WHAT YOU WILL DO.
Using the listing below, please print exactly the lines from the one with "Recreate this image" through the one with "plt.rcParams['font.weight'] = 'bold'". Leave out every picture.

MATERIAL SHOWN.
########################################
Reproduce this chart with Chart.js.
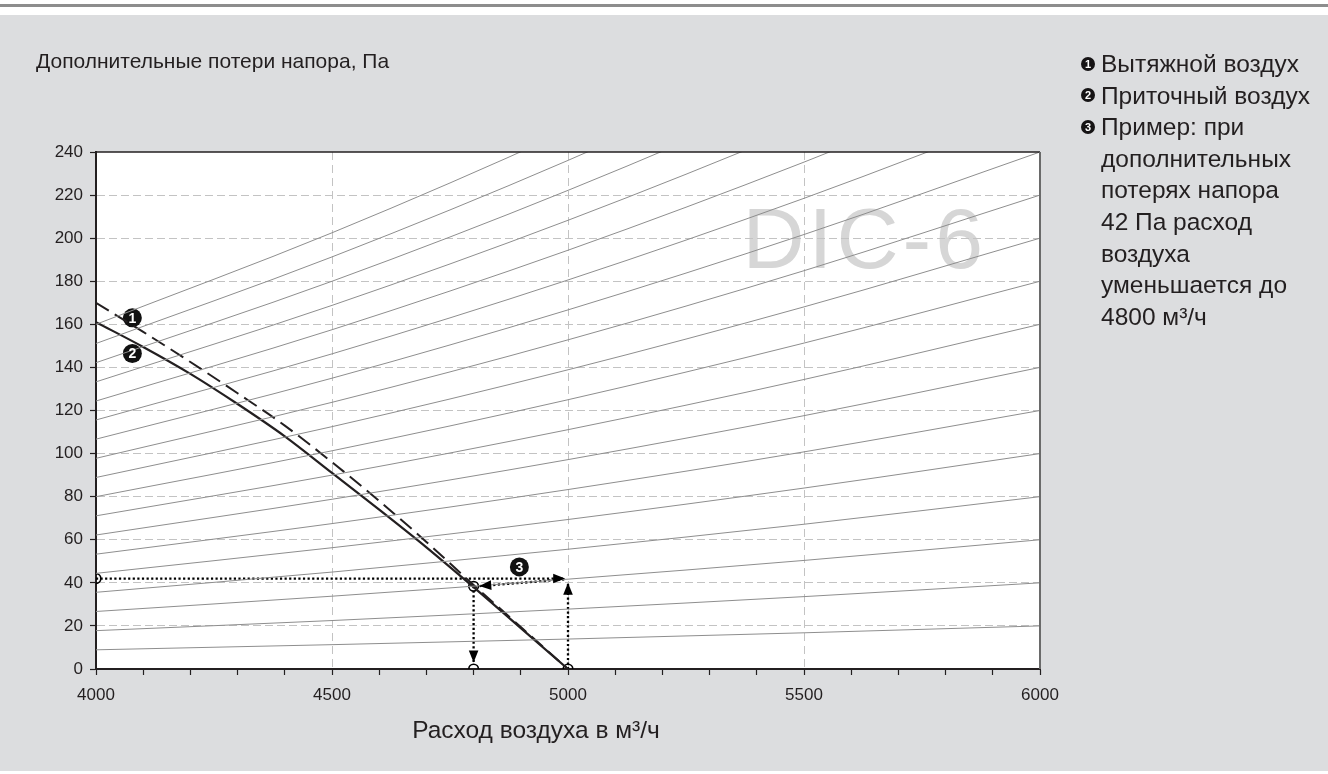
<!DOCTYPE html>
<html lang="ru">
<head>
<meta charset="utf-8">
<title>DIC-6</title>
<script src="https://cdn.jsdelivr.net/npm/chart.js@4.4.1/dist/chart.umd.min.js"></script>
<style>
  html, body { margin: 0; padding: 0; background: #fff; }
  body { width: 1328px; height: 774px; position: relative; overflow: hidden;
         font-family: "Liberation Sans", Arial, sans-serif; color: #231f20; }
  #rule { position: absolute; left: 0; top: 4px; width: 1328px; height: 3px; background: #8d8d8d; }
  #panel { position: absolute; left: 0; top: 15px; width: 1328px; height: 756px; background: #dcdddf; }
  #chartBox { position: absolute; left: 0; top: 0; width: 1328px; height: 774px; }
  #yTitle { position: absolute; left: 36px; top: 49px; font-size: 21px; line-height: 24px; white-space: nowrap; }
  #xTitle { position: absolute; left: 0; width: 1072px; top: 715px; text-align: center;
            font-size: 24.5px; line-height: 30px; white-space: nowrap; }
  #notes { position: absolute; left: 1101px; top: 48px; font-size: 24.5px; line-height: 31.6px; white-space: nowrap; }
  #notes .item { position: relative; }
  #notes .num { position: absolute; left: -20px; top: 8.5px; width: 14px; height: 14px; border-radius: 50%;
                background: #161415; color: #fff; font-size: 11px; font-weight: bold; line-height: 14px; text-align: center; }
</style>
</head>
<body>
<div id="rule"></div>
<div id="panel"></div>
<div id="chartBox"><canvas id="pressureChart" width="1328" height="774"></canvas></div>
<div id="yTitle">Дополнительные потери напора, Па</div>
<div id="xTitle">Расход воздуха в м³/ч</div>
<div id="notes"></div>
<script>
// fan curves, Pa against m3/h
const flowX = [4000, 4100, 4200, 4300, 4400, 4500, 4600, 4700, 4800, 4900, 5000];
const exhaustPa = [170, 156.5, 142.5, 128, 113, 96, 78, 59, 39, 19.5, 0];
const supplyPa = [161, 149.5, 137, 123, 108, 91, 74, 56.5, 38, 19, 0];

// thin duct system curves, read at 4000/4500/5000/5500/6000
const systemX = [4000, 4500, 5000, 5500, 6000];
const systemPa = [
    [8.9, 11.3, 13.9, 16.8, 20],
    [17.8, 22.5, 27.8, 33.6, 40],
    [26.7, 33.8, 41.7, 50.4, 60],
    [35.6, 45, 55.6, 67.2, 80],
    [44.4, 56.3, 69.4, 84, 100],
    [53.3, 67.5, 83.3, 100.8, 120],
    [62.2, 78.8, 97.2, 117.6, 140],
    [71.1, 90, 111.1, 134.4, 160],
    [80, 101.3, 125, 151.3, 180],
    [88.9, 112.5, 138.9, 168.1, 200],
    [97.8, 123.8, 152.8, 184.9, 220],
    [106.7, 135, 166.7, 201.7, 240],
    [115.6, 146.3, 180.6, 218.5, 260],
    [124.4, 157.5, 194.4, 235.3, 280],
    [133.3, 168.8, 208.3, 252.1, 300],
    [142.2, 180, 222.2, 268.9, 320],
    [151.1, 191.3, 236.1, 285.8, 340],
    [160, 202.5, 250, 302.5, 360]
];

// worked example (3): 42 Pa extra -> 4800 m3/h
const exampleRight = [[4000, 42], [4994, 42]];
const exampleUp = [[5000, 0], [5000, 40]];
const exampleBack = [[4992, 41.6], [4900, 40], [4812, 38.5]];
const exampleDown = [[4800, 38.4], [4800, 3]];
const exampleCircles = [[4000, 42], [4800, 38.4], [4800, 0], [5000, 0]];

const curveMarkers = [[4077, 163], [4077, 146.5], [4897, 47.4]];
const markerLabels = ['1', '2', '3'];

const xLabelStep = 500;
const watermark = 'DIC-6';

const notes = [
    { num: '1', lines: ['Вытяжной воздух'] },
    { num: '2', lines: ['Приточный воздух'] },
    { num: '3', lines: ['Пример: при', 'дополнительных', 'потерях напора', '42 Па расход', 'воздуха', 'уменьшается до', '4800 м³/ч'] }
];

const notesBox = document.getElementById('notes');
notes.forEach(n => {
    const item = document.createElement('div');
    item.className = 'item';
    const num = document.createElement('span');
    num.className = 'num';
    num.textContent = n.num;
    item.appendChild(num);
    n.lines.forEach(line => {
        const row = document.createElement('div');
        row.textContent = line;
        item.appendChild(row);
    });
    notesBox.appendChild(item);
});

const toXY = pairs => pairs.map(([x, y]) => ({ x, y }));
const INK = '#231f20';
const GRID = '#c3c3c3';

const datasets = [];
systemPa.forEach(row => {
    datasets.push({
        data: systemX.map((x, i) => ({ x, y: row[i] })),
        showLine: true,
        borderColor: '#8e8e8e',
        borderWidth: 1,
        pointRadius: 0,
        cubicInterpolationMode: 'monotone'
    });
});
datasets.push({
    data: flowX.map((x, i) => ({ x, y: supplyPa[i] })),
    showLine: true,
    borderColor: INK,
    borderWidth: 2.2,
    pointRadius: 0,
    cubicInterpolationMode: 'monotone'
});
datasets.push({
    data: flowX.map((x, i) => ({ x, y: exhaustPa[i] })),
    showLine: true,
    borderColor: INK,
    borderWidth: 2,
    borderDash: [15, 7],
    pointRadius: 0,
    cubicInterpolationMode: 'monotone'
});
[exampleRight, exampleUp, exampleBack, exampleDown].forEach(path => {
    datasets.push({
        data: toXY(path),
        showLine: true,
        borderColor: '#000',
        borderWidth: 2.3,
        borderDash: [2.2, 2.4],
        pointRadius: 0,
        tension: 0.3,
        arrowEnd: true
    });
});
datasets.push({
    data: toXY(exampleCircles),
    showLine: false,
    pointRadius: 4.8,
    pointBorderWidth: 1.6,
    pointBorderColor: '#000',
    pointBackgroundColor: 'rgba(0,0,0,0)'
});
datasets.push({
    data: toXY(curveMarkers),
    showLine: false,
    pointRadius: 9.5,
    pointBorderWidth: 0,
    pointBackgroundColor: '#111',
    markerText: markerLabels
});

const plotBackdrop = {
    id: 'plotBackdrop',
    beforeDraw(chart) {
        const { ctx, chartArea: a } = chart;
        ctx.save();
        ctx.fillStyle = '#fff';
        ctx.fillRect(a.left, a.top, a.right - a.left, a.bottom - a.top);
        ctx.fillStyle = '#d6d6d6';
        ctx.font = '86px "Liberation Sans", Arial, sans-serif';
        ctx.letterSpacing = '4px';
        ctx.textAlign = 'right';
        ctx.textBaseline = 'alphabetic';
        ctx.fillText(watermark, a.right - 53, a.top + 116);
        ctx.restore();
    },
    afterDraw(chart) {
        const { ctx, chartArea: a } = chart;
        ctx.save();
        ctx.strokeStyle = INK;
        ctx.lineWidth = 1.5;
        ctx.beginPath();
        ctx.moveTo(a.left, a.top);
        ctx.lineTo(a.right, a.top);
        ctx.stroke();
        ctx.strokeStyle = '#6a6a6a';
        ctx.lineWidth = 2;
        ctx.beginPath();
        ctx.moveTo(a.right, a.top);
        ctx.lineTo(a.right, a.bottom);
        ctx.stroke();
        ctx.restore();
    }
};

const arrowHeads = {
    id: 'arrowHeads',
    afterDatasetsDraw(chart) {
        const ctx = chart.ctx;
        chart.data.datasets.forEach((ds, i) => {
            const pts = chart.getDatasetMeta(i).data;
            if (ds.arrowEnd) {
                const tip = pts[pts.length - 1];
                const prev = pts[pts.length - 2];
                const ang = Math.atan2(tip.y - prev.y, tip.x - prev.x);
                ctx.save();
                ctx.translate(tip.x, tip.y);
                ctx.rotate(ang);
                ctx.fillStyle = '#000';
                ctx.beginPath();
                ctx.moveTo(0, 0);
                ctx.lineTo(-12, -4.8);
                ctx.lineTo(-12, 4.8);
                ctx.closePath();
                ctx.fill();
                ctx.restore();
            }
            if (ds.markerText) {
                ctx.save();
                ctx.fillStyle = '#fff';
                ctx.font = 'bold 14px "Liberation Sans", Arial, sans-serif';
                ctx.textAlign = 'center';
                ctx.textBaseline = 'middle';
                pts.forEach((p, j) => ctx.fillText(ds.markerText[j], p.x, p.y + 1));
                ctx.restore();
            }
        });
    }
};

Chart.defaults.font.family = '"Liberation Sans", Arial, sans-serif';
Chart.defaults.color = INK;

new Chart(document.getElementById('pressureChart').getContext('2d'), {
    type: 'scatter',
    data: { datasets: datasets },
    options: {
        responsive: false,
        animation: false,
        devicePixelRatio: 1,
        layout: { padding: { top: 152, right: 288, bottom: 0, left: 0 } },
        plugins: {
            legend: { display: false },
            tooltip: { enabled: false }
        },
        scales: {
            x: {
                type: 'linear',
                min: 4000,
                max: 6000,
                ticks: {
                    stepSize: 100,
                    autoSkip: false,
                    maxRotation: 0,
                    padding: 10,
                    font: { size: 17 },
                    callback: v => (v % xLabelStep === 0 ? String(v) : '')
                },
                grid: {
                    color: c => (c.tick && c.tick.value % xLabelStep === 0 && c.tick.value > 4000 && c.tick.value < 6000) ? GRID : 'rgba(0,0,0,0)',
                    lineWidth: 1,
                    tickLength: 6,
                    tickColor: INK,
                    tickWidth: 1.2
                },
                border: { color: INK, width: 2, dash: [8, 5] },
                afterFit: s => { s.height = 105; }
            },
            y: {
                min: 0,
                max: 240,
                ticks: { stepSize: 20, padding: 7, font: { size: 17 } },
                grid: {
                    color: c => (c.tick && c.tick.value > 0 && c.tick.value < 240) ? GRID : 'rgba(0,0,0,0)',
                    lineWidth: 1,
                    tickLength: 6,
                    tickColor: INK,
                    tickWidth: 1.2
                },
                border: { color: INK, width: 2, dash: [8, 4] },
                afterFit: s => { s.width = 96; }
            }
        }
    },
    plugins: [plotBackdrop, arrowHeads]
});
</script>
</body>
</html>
########################################
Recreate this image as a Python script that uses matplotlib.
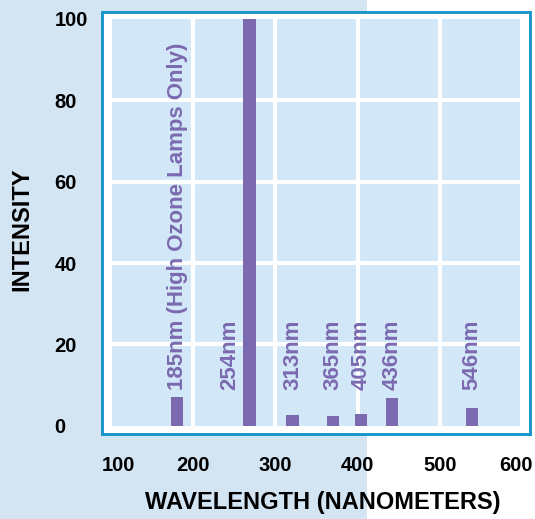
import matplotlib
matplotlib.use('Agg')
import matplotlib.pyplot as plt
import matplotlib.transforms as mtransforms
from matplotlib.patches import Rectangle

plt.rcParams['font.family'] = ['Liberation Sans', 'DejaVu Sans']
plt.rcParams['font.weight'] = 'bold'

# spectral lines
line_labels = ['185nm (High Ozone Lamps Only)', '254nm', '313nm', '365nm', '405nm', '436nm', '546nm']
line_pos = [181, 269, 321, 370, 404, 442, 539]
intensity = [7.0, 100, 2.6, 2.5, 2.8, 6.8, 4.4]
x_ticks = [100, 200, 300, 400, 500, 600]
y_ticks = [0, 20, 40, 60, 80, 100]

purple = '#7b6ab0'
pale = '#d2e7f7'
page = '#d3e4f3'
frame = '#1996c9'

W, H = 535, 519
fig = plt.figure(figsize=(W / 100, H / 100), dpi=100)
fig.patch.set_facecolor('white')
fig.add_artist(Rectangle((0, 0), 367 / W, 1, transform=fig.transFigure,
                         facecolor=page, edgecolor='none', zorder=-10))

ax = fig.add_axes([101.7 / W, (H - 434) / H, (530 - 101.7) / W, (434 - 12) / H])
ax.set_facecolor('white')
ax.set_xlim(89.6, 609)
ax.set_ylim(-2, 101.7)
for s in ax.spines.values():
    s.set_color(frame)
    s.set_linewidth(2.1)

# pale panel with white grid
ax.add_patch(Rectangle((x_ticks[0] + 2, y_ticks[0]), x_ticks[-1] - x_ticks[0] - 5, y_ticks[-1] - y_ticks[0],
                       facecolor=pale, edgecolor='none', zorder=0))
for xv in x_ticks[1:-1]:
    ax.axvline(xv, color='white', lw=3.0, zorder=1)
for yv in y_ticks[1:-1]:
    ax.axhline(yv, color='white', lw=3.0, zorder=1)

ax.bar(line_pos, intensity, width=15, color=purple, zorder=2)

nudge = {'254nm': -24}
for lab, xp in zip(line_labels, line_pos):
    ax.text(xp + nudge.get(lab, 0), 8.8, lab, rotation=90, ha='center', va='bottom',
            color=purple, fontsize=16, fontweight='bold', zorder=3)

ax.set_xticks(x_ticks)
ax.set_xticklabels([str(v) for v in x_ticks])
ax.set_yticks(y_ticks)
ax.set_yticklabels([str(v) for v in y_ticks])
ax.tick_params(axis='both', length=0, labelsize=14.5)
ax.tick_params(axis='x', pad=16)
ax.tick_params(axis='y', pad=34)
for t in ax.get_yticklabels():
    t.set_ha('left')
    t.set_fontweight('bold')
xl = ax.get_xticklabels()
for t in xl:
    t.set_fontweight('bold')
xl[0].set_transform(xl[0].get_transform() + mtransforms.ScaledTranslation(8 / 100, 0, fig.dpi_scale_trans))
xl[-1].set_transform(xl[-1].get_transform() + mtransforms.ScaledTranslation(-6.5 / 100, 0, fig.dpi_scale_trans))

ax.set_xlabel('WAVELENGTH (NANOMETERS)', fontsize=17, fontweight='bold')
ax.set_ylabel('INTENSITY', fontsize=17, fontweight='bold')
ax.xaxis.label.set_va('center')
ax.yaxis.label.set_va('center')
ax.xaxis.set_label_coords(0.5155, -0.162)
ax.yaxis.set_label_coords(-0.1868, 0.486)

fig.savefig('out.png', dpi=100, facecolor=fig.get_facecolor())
########################################
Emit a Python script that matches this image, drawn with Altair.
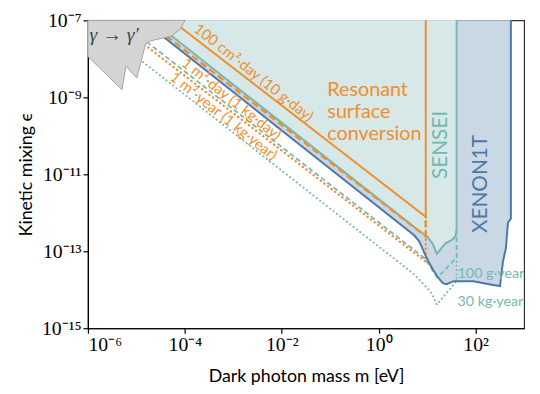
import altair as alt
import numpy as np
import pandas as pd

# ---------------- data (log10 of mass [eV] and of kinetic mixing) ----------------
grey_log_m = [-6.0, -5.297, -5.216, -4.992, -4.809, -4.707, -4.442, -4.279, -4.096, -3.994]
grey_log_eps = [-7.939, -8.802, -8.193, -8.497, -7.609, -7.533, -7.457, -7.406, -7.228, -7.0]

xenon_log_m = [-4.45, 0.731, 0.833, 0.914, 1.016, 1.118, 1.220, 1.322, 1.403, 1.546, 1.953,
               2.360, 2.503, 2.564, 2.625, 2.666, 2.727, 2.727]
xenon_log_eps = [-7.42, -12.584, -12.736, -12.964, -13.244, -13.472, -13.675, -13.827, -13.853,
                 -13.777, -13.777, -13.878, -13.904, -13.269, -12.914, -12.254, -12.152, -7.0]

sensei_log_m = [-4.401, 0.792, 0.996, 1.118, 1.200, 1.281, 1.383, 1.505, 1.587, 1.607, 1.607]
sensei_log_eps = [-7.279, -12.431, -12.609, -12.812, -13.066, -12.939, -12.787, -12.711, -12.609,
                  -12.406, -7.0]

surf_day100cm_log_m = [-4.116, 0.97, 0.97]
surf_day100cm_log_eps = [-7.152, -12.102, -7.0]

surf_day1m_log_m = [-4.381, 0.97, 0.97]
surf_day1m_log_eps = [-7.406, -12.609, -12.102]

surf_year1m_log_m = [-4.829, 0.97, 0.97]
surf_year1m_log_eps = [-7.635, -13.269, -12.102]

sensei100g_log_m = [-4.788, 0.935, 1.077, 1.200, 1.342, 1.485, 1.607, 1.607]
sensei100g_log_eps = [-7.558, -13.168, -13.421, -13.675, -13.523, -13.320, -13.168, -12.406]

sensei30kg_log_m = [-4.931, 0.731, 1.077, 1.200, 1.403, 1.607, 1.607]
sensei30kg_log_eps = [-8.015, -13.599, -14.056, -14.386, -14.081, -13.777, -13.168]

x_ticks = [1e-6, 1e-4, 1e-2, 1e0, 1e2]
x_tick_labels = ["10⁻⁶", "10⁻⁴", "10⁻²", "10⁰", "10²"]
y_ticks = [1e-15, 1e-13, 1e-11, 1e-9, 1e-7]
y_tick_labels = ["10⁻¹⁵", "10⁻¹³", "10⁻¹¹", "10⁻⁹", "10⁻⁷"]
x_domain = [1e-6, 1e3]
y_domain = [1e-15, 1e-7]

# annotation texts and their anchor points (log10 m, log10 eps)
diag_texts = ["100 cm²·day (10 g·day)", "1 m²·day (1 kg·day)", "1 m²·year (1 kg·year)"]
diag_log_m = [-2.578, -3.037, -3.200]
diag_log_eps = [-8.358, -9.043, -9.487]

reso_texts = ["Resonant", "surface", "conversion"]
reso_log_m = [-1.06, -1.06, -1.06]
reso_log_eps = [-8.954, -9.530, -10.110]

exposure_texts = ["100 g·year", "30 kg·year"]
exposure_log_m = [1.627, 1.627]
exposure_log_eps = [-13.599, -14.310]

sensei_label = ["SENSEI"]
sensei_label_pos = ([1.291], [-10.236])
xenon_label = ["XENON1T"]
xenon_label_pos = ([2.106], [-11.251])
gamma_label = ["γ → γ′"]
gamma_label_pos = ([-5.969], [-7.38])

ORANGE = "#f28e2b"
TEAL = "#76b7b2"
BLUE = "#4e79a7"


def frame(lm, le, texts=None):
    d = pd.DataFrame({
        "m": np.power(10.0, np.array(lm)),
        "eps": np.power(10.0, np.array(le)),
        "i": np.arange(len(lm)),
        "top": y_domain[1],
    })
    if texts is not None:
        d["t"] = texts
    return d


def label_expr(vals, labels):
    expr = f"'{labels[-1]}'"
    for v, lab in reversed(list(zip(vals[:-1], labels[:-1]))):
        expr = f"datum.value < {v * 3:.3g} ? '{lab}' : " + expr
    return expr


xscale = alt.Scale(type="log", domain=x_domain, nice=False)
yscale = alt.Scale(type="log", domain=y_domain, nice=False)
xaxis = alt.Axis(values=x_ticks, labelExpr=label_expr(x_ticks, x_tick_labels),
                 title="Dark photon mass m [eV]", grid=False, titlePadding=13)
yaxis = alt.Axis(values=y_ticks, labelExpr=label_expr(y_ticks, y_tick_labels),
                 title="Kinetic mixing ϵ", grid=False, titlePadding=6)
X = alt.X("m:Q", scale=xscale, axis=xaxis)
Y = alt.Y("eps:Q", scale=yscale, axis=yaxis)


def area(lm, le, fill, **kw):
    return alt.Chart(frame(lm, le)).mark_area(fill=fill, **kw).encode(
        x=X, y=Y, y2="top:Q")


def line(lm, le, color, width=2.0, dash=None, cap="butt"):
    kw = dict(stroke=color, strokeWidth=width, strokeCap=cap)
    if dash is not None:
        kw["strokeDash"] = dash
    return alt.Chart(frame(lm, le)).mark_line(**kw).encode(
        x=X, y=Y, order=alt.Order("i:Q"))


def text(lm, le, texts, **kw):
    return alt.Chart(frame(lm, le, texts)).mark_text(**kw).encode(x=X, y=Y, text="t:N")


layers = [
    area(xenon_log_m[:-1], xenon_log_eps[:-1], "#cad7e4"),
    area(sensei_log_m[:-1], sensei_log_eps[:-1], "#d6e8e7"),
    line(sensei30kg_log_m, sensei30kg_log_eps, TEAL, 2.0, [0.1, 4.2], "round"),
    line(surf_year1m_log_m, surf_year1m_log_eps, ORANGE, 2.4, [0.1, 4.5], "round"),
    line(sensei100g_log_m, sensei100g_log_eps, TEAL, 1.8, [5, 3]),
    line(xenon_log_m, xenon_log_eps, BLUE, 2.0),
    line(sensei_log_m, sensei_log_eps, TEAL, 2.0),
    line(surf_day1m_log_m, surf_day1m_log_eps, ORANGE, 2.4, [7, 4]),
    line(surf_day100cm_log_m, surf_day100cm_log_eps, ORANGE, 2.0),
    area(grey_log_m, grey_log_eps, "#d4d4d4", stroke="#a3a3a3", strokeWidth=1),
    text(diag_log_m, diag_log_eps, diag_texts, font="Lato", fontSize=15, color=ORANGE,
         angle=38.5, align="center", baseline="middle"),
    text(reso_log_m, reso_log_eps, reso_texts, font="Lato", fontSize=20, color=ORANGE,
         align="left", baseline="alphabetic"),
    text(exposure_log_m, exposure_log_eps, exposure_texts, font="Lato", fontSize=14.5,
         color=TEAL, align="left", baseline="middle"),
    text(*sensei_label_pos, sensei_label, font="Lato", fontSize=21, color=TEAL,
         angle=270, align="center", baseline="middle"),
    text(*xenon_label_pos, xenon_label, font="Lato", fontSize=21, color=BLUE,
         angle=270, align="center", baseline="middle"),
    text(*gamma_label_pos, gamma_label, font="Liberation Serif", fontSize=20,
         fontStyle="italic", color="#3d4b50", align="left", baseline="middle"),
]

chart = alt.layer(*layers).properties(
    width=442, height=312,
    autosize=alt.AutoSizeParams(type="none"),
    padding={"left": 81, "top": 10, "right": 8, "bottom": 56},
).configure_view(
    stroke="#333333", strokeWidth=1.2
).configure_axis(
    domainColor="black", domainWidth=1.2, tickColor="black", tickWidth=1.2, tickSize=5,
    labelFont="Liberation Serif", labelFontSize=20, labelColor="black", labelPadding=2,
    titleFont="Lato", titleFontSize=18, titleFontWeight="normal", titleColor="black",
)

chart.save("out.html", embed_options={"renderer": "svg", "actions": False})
########################################
COMPLETE RESPONSE.
Recreate this image as a Python script that uses matplotlib.
import matplotlib
matplotlib.use('Agg')
import matplotlib.pyplot as plt
import matplotlib.transforms as mtransforms
from matplotlib.patches import Rectangle

plt.rcParams['font.family'] = ['Liberation Sans', 'DejaVu Sans']
plt.rcParams['font.weight'] = 'bold'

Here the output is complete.